Anonymous George Mitchell said...

Walker is correct. If Taylor or Colon would have proposed Barrett's plan there were 8 GOP votes for it when Finance considered the issue in mid-May. Neither Colon nor Taylor would do so, under orders from Decker.

October 05, 2007  
Blogger Seth Zlotocha said...

Any way you try to slice it, Walker was not correct. Even if Decker convinced Taylor not to make the motion on Barrett's proposal -- which there isn't any media evidence to support, as Walker claimed -- the fact still remains that Taylor supported a different fix as part of the JFC and a new appropriation that substitutes for the direct fix as part of the full Senate. That makes the "her vote will cost local taxpayers nearly $28 million" line grossly misleading and a bold faced lie when you consider the fact that a JFC vote never even took place on Barrett's plan. Looking at those facts, you're really going to maintain that Walker was correct?

And why didn't any of the GOP members on the JFC make the motion on Barrett's plan? And why did all eight of those GOP members vote against the less expensive fix proposed by Doyle (and supported by Taylor, Colon, Decker, and every other Dem on the JFC)? And why did the Assembly refuse to include any funding fix or the new appropriation for high poverty districts in its version of the budget and its piecemeal bill on K-12 education?
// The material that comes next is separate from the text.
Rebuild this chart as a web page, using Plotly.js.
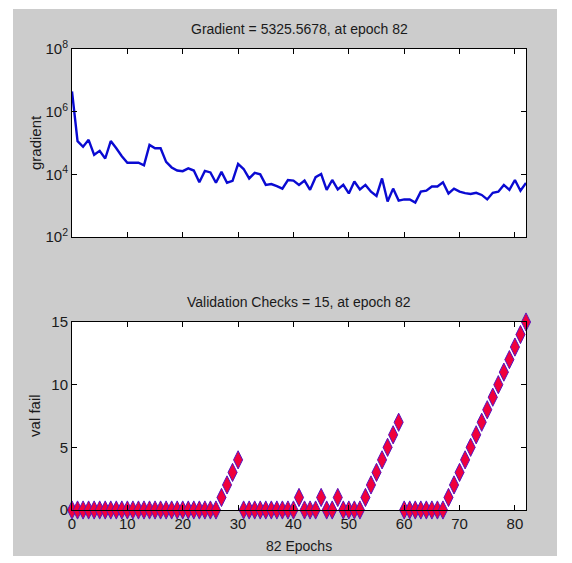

The bottom line is that Taylor is looking out for Milwaukee taxpayers when it comes to the voucher program, while Walker hasn't once gone on the record in support of either a funding fix for the program or some other suitable arrangement to compensate Milwaukee taxpayers for paying more to send a student to a voucher school than a MPS school. All Walker will say is that he wants to blow the cap off the voucher program, which would really hit the Milwaukee taxpayers hard if a fix didn't come along with it.

And, as an interesting corollary, why won't Walker come out in support of a funding fix? In spite of the lame attempt by the eight GOP members of the JFC to claim they would've passively supported Barrett's plan, Walker's party has made its position on the funding fix clear throughout the budget process by repeatedly refusing to include it in any formal proposals or bills, while the Dems have included something every step of the way. Could it be that Walker is keeping his lips sealed on this tax issue just in case it would come back to bite him in his next run for governor in a few years? Wouldn't want to seem like a petty shill for more Milwaukee money, would he?

October 05, 2007  
Blogger ΕΡΜΕΣ said...

When will this madness end?!?

Seriously, why can't people just agree to pay their taxes?